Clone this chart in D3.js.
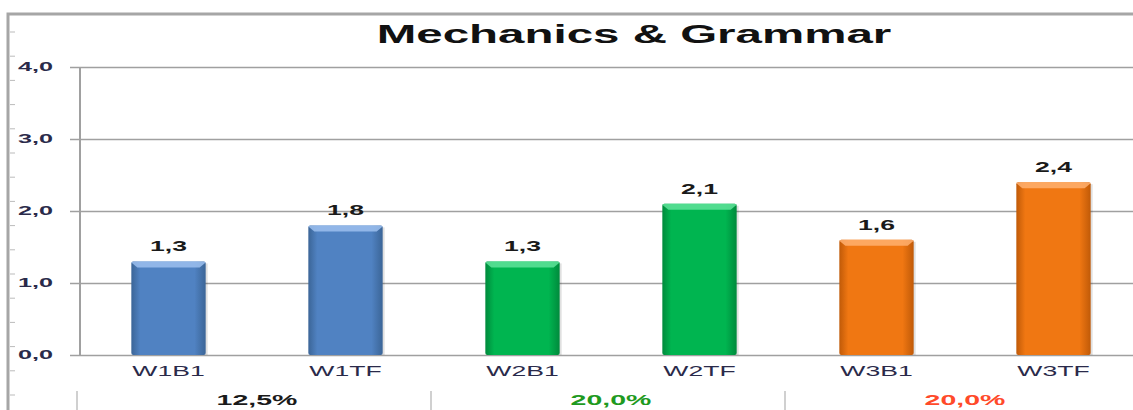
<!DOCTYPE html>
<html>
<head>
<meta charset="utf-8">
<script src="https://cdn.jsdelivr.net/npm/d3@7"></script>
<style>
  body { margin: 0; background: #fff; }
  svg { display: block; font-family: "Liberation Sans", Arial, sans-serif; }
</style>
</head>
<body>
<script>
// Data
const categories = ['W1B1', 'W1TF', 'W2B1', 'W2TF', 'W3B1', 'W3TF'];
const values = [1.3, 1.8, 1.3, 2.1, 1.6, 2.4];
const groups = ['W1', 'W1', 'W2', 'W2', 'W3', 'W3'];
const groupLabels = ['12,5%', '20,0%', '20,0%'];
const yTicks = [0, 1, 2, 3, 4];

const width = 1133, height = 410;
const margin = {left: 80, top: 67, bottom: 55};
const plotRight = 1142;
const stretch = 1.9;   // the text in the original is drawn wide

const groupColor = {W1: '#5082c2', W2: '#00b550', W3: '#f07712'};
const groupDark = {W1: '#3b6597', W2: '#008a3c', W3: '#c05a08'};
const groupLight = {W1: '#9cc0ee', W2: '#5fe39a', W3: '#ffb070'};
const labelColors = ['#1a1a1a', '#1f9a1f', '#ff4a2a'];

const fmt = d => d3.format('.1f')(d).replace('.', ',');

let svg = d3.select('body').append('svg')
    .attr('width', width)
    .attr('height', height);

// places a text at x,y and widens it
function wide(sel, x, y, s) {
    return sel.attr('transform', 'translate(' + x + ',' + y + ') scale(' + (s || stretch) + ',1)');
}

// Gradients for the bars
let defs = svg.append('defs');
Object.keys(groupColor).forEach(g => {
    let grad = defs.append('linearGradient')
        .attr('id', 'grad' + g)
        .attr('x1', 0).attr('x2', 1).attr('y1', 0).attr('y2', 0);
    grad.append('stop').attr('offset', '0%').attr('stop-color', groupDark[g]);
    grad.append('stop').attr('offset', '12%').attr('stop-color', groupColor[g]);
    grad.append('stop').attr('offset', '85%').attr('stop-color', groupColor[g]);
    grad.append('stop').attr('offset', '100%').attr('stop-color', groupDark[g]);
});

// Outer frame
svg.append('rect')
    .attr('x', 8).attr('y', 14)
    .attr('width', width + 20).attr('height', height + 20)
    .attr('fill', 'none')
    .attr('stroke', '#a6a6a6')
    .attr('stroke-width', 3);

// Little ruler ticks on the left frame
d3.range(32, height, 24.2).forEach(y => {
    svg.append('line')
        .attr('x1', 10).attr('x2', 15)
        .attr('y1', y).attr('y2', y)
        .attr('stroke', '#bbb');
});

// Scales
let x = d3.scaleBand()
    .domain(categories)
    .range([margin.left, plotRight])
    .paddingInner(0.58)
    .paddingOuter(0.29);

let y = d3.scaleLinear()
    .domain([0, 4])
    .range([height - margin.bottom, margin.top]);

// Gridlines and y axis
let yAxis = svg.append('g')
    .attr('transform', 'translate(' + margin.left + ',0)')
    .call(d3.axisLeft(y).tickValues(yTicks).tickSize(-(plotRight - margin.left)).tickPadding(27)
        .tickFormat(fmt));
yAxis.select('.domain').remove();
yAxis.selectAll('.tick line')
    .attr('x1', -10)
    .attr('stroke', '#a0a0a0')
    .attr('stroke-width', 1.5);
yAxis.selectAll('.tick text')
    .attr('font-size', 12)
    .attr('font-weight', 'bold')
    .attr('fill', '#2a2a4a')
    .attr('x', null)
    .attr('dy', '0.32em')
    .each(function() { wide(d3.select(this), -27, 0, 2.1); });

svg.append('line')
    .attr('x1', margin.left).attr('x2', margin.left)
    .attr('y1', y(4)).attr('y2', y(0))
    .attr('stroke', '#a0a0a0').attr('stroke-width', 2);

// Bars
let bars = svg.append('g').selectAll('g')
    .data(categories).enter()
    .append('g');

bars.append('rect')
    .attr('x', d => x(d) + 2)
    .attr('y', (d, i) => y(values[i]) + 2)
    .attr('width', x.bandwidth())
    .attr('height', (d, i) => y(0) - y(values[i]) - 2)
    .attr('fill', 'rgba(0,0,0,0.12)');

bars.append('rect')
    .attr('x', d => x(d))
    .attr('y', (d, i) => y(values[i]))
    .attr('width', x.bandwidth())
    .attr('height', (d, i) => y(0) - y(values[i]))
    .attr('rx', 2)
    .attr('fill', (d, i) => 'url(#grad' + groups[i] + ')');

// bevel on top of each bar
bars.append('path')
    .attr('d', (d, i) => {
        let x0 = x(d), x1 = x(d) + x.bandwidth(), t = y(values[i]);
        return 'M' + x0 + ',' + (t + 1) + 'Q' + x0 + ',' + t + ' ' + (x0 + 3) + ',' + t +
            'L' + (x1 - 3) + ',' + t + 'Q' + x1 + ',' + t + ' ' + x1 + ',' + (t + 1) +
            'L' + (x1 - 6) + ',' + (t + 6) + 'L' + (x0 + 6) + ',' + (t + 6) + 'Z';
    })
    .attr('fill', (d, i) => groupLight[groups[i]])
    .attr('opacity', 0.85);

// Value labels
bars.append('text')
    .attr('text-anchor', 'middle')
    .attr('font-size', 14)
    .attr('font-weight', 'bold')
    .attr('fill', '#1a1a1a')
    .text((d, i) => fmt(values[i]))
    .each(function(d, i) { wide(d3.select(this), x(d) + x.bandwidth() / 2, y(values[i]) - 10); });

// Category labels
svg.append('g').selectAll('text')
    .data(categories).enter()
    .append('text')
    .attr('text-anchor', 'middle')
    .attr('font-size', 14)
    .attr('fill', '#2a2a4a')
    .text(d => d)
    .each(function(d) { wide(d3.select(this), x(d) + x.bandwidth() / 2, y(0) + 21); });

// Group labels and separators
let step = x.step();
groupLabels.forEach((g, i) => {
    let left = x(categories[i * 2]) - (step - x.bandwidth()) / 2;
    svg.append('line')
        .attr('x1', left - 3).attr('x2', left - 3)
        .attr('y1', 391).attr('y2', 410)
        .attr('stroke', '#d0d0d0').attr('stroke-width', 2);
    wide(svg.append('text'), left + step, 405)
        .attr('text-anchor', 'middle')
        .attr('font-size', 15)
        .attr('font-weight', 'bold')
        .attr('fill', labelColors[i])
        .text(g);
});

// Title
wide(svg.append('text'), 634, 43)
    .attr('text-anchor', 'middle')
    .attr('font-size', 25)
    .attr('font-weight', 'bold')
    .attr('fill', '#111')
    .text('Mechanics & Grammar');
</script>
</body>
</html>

WORK INSTRUCTIONS: Output the data exactly. Pictures don't belong in the result.

RESULT OF THIS EXERCISE:
Clone this chart in D3.js.
<!DOCTYPE html>
<html>
<head>
<meta charset="utf-8">
<script src="https://cdn.jsdelivr.net/npm/d3@7"></script>
<style>
  body { margin: 0; background: #fff; }
  svg { display: block; font-family: "Liberation Sans", Arial, sans-serif; }
</style>
</head>
<body>
<script>
// Data
const categories = ['W1B1', 'W1TF', 'W2B1', 'W2TF', 'W3B1', 'W3TF'];
const values = [1.3, 1.8, 1.3, 2.1, 1.6, 2.4];
const groups = ['W1', 'W1', 'W2', 'W2', 'W3', 'W3'];
const groupLabels = ['12,5%', '20,0%', '20,0%'];
const yTicks = [0, 1, 2, 3, 4];

const width = 1133, height = 410;
const margin = {left: 80, top: 67, bottom: 55};
const plotRight = 1142;
const stretch = 1.9;   // the text in the original is drawn wide

const groupColor = {W1: '#5082c2', W2: '#00b550', W3: '#f07712'};
const groupDark = {W1: '#3b6597', W2: '#008a3c', W3: '#c05a08'};
const groupLight = {W1: '#9cc0ee', W2: '#5fe39a', W3: '#ffb070'};
const labelColors = ['#1a1a1a', '#1f9a1f', '#ff4a2a'];

const fmt = d => d3.format('.1f')(d).replace('.', ',');

let svg = d3.select('body').append('svg')
    .attr('width', width)
    .attr('height', height);

// places a text at x,y and widens it
function wide(sel, x, y, s) {
    return sel.attr('transform', 'translate(' + x + ',' + y + ') scale(' + (s || stretch) + ',1)');
}

// Gradients for the bars
let defs = svg.append('defs');
Object.keys(groupColor).forEach(g => {
    let grad = defs.append('linearGradient')
        .attr('id', 'grad' + g)
        .attr('x1', 0).attr('x2', 1).attr('y1', 0).attr('y2', 0);
    grad.append('stop').attr('offset', '0%').attr('stop-color', groupDark[g]);
    grad.append('stop').attr('offset', '12%').attr('stop-color', groupColor[g]);
    grad.append('stop').attr('offset', '85%').attr('stop-color', groupColor[g]);
    grad.append('stop').attr('offset', '100%').attr('stop-color', groupDark[g]);
});

// Outer frame
svg.append('rect')
    .attr('x', 8).attr('y', 14)
    .attr('width', width + 20).attr('height', height + 20)
    .attr('fill', 'none')
    .attr('stroke', '#a6a6a6')
    .attr('stroke-width', 3);

// Little ruler ticks on the left frame
d3.range(32, height, 24.2).forEach(y => {
    svg.append('line')
        .attr('x1', 10).attr('x2', 15)
        .attr('y1', y).attr('y2', y)
        .attr('stroke', '#bbb');
});

// Scales
let x = d3.scaleBand()
    .domain(categories)
    .range([margin.left, plotRight])
    .paddingInner(0.58)
    .paddingOuter(0.29);

let y = d3.scaleLinear()
    .domain([0, 4])
    .range([height - margin.bottom, margin.top]);

// Gridlines and y axis
let yAxis = svg.append('g')
    .attr('transform', 'translate(' + margin.left + ',0)')
    .call(d3.axisLeft(y).tickValues(yTicks).tickSize(-(plotRight - margin.left)).tickPadding(27)
        .tickFormat(fmt));
yAxis.select('.domain').remove();
yAxis.selectAll('.tick line')
    .attr('x1', -10)
    .attr('stroke', '#a0a0a0')
    .attr('stroke-width', 1.5);
yAxis.selectAll('.tick text')
    .attr('font-size', 12)
    .attr('font-weight', 'bold')
    .attr('fill', '#2a2a4a')
    .attr('x', null)
    .attr('dy', '0.32em')
    .each(function() { wide(d3.select(this), -27, 0, 2.1); });

svg.append('line')
    .attr('x1', margin.left).attr('x2', margin.left)
    .attr('y1', y(4)).attr('y2', y(0))
    .attr('stroke', '#a0a0a0').attr('stroke-width', 2);

// Bars
let bars = svg.append('g').selectAll('g')
    .data(categories).enter()
    .append('g');

bars.append('rect')
    .attr('x', d => x(d) + 2)
    .attr('y', (d, i) => y(values[i]) + 2)
    .attr('width', x.bandwidth())
    .attr('height', (d, i) => y(0) - y(values[i]) - 2)
    .attr('fill', 'rgba(0,0,0,0.12)');

bars.append('rect')
    .attr('x', d => x(d))
    .attr('y', (d, i) => y(values[i]))
    .attr('width', x.bandwidth())
    .attr('height', (d, i) => y(0) - y(values[i]))
    .attr('rx', 2)
    .attr('fill', (d, i) => 'url(#grad' + groups[i] + ')');

// bevel on top of each bar
bars.append('path')
    .attr('d', (d, i) => {
        let x0 = x(d), x1 = x(d) + x.bandwidth(), t = y(values[i]);
        return 'M' + x0 + ',' + (t + 1) + 'Q' + x0 + ',' + t + ' ' + (x0 + 3) + ',' + t +
            'L' + (x1 - 3) + ',' + t + 'Q' + x1 + ',' + t + ' ' + x1 + ',' + (t + 1) +
            'L' + (x1 - 6) + ',' + (t + 6) + 'L' + (x0 + 6) + ',' + (t + 6) + 'Z';
    })
    .attr('fill', (d, i) => groupLight[groups[i]])
    .attr('opacity', 0.85);

// Value labels
bars.append('text')
    .attr('text-anchor', 'middle')
    .attr('font-size', 14)
    .attr('font-weight', 'bold')
    .attr('fill', '#1a1a1a')
    .text((d, i) => fmt(values[i]))
    .each(function(d, i) { wide(d3.select(this), x(d) + x.bandwidth() / 2, y(values[i]) - 10); });

// Category labels
svg.append('g').selectAll('text')
    .data(categories).enter()
    .append('text')
    .attr('text-anchor', 'middle')
    .attr('font-size', 14)
    .attr('fill', '#2a2a4a')
    .text(d => d)
    .each(function(d) { wide(d3.select(this), x(d) + x.bandwidth() / 2, y(0) + 21); });

// Group labels and separators
let step = x.step();
groupLabels.forEach((g, i) => {
    let left = x(categories[i * 2]) - (step - x.bandwidth()) / 2;
    svg.append('line')
        .attr('x1', left - 3).attr('x2', left - 3)
        .attr('y1', 391).attr('y2', 410)
        .attr('stroke', '#d0d0d0').attr('stroke-width', 2);
    wide(svg.append('text'), left + step, 405)
        .attr('text-anchor', 'middle')
        .attr('font-size', 15)
        .attr('font-weight', 'bold')
        .attr('fill', labelColors[i])
        .text(g);
});

// Title
wide(svg.append('text'), 634, 43)
    .attr('text-anchor', 'middle')
    .attr('font-size', 25)
    .attr('font-weight', 'bold')
    .attr('fill', '#111')
    .text('Mechanics & Grammar');
</script>
</body>
</html>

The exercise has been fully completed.